> Exercise prompt
The records that follow are to be transcribed in full, without their images.

> Listed entries
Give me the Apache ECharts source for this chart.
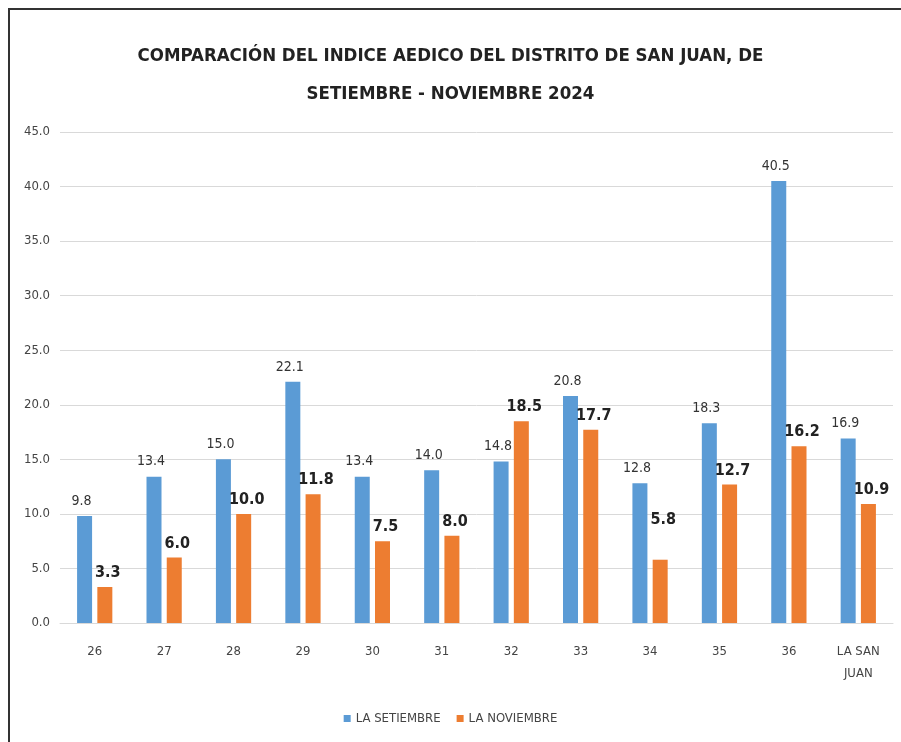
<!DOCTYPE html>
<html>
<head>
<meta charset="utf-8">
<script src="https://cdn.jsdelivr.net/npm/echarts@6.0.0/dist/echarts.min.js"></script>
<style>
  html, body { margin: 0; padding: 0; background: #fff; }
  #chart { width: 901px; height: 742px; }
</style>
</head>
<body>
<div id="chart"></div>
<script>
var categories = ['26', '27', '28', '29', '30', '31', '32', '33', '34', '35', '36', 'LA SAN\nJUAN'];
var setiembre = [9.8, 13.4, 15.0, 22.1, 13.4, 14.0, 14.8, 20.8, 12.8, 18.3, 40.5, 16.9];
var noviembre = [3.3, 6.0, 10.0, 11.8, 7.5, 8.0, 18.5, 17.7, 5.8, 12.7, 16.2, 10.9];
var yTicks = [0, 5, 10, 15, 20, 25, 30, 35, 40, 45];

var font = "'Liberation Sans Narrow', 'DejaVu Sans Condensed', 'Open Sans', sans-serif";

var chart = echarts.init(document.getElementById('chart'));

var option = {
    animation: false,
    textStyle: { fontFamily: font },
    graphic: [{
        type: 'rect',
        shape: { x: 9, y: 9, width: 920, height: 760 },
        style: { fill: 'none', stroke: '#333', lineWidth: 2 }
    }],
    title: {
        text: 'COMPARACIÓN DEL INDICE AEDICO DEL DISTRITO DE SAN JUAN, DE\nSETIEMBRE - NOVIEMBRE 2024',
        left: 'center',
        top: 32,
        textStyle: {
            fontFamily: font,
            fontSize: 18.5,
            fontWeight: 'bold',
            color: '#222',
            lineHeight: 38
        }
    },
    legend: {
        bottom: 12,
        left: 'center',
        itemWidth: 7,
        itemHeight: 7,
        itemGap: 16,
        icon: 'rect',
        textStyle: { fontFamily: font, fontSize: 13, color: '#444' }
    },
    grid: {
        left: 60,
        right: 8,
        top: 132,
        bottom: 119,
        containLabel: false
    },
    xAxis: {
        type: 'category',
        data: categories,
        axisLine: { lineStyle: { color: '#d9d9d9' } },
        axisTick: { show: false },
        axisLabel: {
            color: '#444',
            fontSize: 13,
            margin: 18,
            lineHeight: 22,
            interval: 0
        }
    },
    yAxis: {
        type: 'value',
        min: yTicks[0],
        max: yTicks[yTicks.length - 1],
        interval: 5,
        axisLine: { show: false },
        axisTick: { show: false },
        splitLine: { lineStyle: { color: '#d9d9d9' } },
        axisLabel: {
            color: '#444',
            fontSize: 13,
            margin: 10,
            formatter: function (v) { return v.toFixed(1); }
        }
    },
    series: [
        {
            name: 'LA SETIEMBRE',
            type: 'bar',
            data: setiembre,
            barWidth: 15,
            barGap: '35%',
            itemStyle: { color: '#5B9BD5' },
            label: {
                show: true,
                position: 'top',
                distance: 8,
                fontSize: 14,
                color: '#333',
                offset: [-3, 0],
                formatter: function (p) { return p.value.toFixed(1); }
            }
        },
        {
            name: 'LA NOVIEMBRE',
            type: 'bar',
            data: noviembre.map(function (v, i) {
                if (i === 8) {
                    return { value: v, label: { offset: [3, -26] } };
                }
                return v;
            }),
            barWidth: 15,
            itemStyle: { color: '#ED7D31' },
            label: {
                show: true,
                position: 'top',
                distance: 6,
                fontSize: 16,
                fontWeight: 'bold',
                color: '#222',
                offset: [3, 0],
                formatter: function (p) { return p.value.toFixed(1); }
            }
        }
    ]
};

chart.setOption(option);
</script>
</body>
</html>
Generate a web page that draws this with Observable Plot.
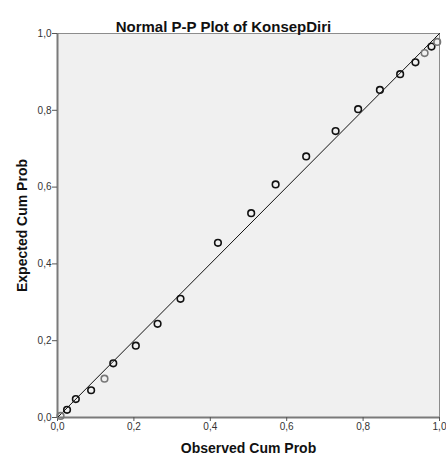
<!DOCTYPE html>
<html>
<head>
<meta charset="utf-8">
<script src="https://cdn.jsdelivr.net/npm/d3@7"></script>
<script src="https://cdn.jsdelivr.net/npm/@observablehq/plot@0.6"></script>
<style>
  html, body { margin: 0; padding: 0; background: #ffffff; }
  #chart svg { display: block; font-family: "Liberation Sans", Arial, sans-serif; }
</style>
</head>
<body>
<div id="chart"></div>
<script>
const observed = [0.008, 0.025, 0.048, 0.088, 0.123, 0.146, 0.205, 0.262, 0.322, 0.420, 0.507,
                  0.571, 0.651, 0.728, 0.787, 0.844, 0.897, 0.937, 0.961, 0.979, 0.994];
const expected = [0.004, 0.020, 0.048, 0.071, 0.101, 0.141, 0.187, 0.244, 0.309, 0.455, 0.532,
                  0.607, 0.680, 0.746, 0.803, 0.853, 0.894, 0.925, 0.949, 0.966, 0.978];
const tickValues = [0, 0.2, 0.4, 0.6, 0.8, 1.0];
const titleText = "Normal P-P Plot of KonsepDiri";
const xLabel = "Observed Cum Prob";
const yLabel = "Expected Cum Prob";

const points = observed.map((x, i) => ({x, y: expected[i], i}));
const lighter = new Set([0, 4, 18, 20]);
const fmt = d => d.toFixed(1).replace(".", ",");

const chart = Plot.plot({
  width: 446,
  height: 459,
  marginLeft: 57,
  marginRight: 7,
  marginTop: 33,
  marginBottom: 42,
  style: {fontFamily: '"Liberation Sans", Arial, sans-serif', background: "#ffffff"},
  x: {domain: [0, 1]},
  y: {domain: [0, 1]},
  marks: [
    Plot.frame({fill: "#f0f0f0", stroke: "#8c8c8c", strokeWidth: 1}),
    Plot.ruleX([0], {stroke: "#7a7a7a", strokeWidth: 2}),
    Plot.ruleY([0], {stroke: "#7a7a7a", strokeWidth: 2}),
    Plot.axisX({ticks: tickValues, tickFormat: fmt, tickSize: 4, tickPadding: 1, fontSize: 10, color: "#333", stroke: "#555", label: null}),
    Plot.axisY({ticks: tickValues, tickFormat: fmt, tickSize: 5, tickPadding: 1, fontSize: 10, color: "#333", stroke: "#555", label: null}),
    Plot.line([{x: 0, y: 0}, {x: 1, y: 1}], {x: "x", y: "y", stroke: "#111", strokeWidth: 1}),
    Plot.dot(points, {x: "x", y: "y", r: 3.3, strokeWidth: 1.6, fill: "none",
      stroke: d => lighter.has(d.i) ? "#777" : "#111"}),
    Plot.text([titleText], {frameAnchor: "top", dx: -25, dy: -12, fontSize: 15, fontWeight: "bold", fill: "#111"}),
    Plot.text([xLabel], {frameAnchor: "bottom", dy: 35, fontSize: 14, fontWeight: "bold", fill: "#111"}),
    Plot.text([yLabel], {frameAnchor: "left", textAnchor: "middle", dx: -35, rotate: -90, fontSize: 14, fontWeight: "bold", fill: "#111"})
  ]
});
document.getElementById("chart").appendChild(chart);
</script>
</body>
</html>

> Exercise response
Give me the Apache ECharts source for this chart.
<!DOCTYPE html>
<html>
<head>
<meta charset="utf-8">
<script src="https://cdn.jsdelivr.net/npm/echarts@6.0.0/dist/echarts.min.js"></script>
<style>
  html, body { margin: 0; padding: 0; background: #fff; }
  #chart { width: 901px; height: 742px; }
</style>
</head>
<body>
<div id="chart"></div>
<script>
var categories = ['26', '27', '28', '29', '30', '31', '32', '33', '34', '35', '36', 'LA SAN\nJUAN'];
var setiembre = [9.8, 13.4, 15.0, 22.1, 13.4, 14.0, 14.8, 20.8, 12.8, 18.3, 40.5, 16.9];
var noviembre = [3.3, 6.0, 10.0, 11.8, 7.5, 8.0, 18.5, 17.7, 5.8, 12.7, 16.2, 10.9];
var yTicks = [0, 5, 10, 15, 20, 25, 30, 35, 40, 45];

var font = "'Liberation Sans Narrow', 'DejaVu Sans Condensed', 'Open Sans', sans-serif";

var chart = echarts.init(document.getElementById('chart'));

var option = {
    animation: false,
    textStyle: { fontFamily: font },
    graphic: [{
        type: 'rect',
        shape: { x: 9, y: 9, width: 920, height: 760 },
        style: { fill: 'none', stroke: '#333', lineWidth: 2 }
    }],
    title: {
        text: 'COMPARACIÓN DEL INDICE AEDICO DEL DISTRITO DE SAN JUAN, DE\nSETIEMBRE - NOVIEMBRE 2024',
        left: 'center',
        top: 32,
        textStyle: {
            fontFamily: font,
            fontSize: 18.5,
            fontWeight: 'bold',
            color: '#222',
            lineHeight: 38
        }
    },
    legend: {
        bottom: 12,
        left: 'center',
        itemWidth: 7,
        itemHeight: 7,
        itemGap: 16,
        icon: 'rect',
        textStyle: { fontFamily: font, fontSize: 13, color: '#444' }
    },
    grid: {
        left: 60,
        right: 8,
        top: 132,
        bottom: 119,
        containLabel: false
    },
    xAxis: {
        type: 'category',
        data: categories,
        axisLine: { lineStyle: { color: '#d9d9d9' } },
        axisTick: { show: false },
        axisLabel: {
            color: '#444',
            fontSize: 13,
            margin: 18,
            lineHeight: 22,
            interval: 0
        }
    },
    yAxis: {
        type: 'value',
        min: yTicks[0],
        max: yTicks[yTicks.length - 1],
        interval: 5,
        axisLine: { show: false },
        axisTick: { show: false },
        splitLine: { lineStyle: { color: '#d9d9d9' } },
        axisLabel: {
            color: '#444',
            fontSize: 13,
            margin: 10,
            formatter: function (v) { return v.toFixed(1); }
        }
    },
    series: [
        {
            name: 'LA SETIEMBRE',
            type: 'bar',
            data: setiembre,
            barWidth: 15,
            barGap: '35%',
            itemStyle: { color: '#5B9BD5' },
            label: {
                show: true,
                position: 'top',
                distance: 8,
                fontSize: 14,
                color: '#333',
                offset: [-3, 0],
                formatter: function (p) { return p.value.toFixed(1); }
            }
        },
        {
            name: 'LA NOVIEMBRE',
            type: 'bar',
            data: noviembre.map(function (v, i) {
                if (i === 8) {
                    return { value: v, label: { offset: [3, -26] } };
                }
                return v;
            }),
            barWidth: 15,
            itemStyle: { color: '#ED7D31' },
            label: {
                show: true,
                position: 'top',
                distance: 6,
                fontSize: 16,
                fontWeight: 'bold',
                color: '#222',
                offset: [3, 0],
                formatter: function (p) { return p.value.toFixed(1); }
            }
        }
    ]
};

chart.setOption(option);
</script>
</body>
</html>
Generate a web page that draws this with Observable Plot.
<!DOCTYPE html>
<html>
<head>
<meta charset="utf-8">
<script src="https://cdn.jsdelivr.net/npm/d3@7"></script>
<script src="https://cdn.jsdelivr.net/npm/@observablehq/plot@0.6"></script>
<style>
  html, body { margin: 0; padding: 0; background: #ffffff; }
  #chart svg { display: block; font-family: "Liberation Sans", Arial, sans-serif; }
</style>
</head>
<body>
<div id="chart"></div>
<script>
const observed = [0.008, 0.025, 0.048, 0.088, 0.123, 0.146, 0.205, 0.262, 0.322, 0.420, 0.507,
                  0.571, 0.651, 0.728, 0.787, 0.844, 0.897, 0.937, 0.961, 0.979, 0.994];
const expected = [0.004, 0.020, 0.048, 0.071, 0.101, 0.141, 0.187, 0.244, 0.309, 0.455, 0.532,
                  0.607, 0.680, 0.746, 0.803, 0.853, 0.894, 0.925, 0.949, 0.966, 0.978];
const tickValues = [0, 0.2, 0.4, 0.6, 0.8, 1.0];
const titleText = "Normal P-P Plot of KonsepDiri";
const xLabel = "Observed Cum Prob";
const yLabel = "Expected Cum Prob";

const points = observed.map((x, i) => ({x, y: expected[i], i}));
const lighter = new Set([0, 4, 18, 20]);
const fmt = d => d.toFixed(1).replace(".", ",");

const chart = Plot.plot({
  width: 446,
  height: 459,
  marginLeft: 57,
  marginRight: 7,
  marginTop: 33,
  marginBottom: 42,
  style: {fontFamily: '"Liberation Sans", Arial, sans-serif', background: "#ffffff"},
  x: {domain: [0, 1]},
  y: {domain: [0, 1]},
  marks: [
    Plot.frame({fill: "#f0f0f0", stroke: "#8c8c8c", strokeWidth: 1}),
    Plot.ruleX([0], {stroke: "#7a7a7a", strokeWidth: 2}),
    Plot.ruleY([0], {stroke: "#7a7a7a", strokeWidth: 2}),
    Plot.axisX({ticks: tickValues, tickFormat: fmt, tickSize: 4, tickPadding: 1, fontSize: 10, color: "#333", stroke: "#555", label: null}),
    Plot.axisY({ticks: tickValues, tickFormat: fmt, tickSize: 5, tickPadding: 1, fontSize: 10, color: "#333", stroke: "#555", label: null}),
    Plot.line([{x: 0, y: 0}, {x: 1, y: 1}], {x: "x", y: "y", stroke: "#111", strokeWidth: 1}),
    Plot.dot(points, {x: "x", y: "y", r: 3.3, strokeWidth: 1.6, fill: "none",
      stroke: d => lighter.has(d.i) ? "#777" : "#111"}),
    Plot.text([titleText], {frameAnchor: "top", dx: -25, dy: -12, fontSize: 15, fontWeight: "bold", fill: "#111"}),
    Plot.text([xLabel], {frameAnchor: "bottom", dy: 35, fontSize: 14, fontWeight: "bold", fill: "#111"}),
    Plot.text([yLabel], {frameAnchor: "left", textAnchor: "middle", dx: -35, rotate: -90, fontSize: 14, fontWeight: "bold", fill: "#111"})
  ]
});
document.getElementById("chart").appendChild(chart);
</script>
</body>
</html>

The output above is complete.